Integral of $\int_{a}^{b} \sqrt{\left(\frac{1}{x}-1\right)}dx$

Question

How can we find the integral $\int_{a}^{b} \sqrt{\left(\frac{1}{x}-1\right)}dx$, where $a, b$ both are positive. I tried to use method of substitution, but it is not working. I am curious to know, is there any closed form solution for this integral?

Answer 1

The shape of the integrand calls for a $\sin^2 t$ substitution.

$$\int\sqrt{\dfrac1x-1}\,dx=\int\sqrt{\frac{1-\sin^2t}{\sin^2t}}2\sin t\cos t\,dt=2\int \cos^2t\,dt=\int(\cos(2t)+1)\,dt.$$

Answer 2

Let $t=\sqrt{\frac{1}{x}-1}$, then $x=\frac{1}{t^2+1}$ and $dx=\frac{-2t}{(t^2+1)^2}dt$.

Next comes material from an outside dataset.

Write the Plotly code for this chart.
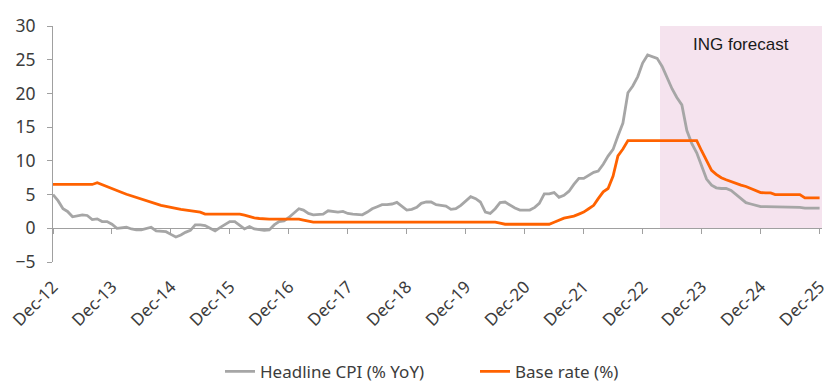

\begin{align}\int \sqrt{\frac{1}{x}-1}dx=-2\int\frac{t^2+1-1}{(t^2+1)^2}dt&=-2\int \frac{1}{t^2+1}dt+2\int \frac{1}{(t^2+1)^2}dt\\&=-2\arctan t+2\int \frac{1}{(t^2+1)^2}dt \end{align} For $\int \frac{1}{(t^2+1)^2}dt$, let $t=\tan u$. $$\int \frac{1}{(t^2+1)^2}dt=\int\frac{1}{\sec^4u}\sec^2udu=\int\cos^2udu$$

Answer 3

Substitute $x=\cos^2 u$ as then

$$\sqrt{\dfrac{1}{x}-1}=\sqrt{\sec^2 u -1}=\tan u $$

(motivation - I wanted something which would allow me to simplify the square root) and so

$$\int{\sqrt{\dfrac{1}{x}-1}}dx=\int{\tan u(-2\cos u \sin u )}\ du=\int{-2\sin^2 u}\ du$$

which is

$$\int{\cos 2u - 1}\ du$$ Can you take it from here?